Sunday, May 16, 2010

He Fought for Television

I have been a dedicated watcher of The Pacific, the follow-on project from Tom Hanks and Steven Spielberg's Band of Brothers, of which I am a big fan.  Tonight was the finale, focused entirely on the homecomings as the war ended essentially in the ninth episode of the series.  Comparing the two is inevitable.  I guess I will have to watch this one again sometime down the road to be fair about it, as I have seen BoB a few times now.  The Pacific, the first time around, had the same challenge--the guys all look alike in the uniforms, dirt and all the rest.  But it was easier to follow in some ways, harder in others since BoB focused on a single company from Georgia through Normandy onto Bastogne and beyond.  So, the relationships between officers and enlisted men and among officers was clearer than in The Pacific, which was really about three different guys and their experiences.

The bigger difference, I think, is that the first series focused on what the company meant to the individuals, while in the latter, the focus is on what the war meant to the individuals.  While the war in Europe was awful, especially at Bastogne, the Marines depicted in the Pacific faced several incredibly tough fights--one Normandy after another, with Guadalcanal, Peleliu, Iwo Jima and the Okinawa against an adversary that didn't surrender in mud and rain.  So, it was quite appropriate that the former ended on a baseball field in Austria with a voiceover by the man who led Easy company and then Easy's battalion, Dick Winters, about what happened to the men of Easy after the war.  While some had tragic lives, most became quite successful.  They still have annual reunions and a website.
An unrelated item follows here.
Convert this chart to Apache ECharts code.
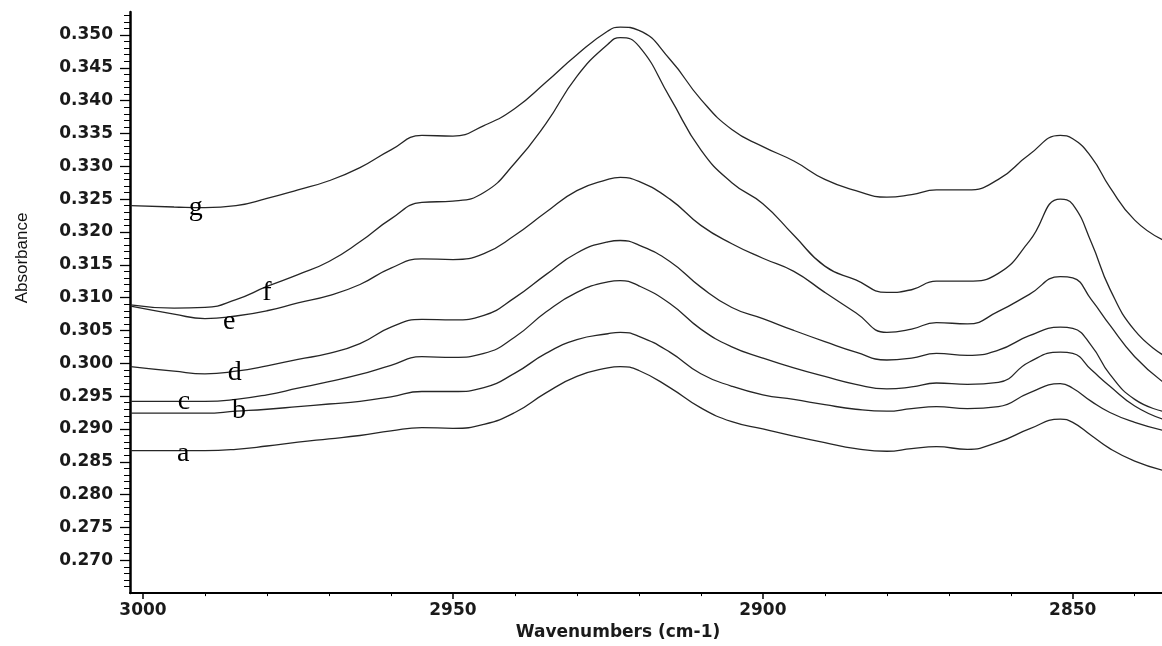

As appropriately, the last episode ended with the survivors wondering how they managed to beat the odds.  The featured players, Eugene Sledge and Robert Leckie, wrote books about their experiences, which served as the basis for The Pacific.  The third, John Basilone, died the first day of the Battle of Iwo Jima.  Instead of voiceover, the screen showed pictures of the actors, then of the real person accompanied by text telling about their lives.  It was much more somber than BoB's voiceover, as The Pacific was a much darker series.  All the major battles featured in this series were brutal campaigns, and the actors did a great job of showing how the war affected their characters.

Anyhow, I was amazed by both series for showing what real people went through so that we could have TV (Robert Leckie's smartass response to why he fought).  And since Leckie and his guys were successful, we can watch their stories on TV.  Now, I need to find his book.  Well, one of them, he wrote 40 or so!

 

1 comment:

Steve Greene said...

Brilliant depiction of battle, somewhat disappointing as a story of the men and the war. When they showed all the Marines at the end, I didn't even recognize at least half of them, which I think represents a failure to make an impression with lasting characters beyond the main 3 plus Snafu and maybe Sledge's LT. Maybe there was no single unit they could have followed from beginning to end, but certainly they could have done it with 2. The show ultimately needed more characters that I could really care about. Basilone's story was interesting, but ultimately distracting.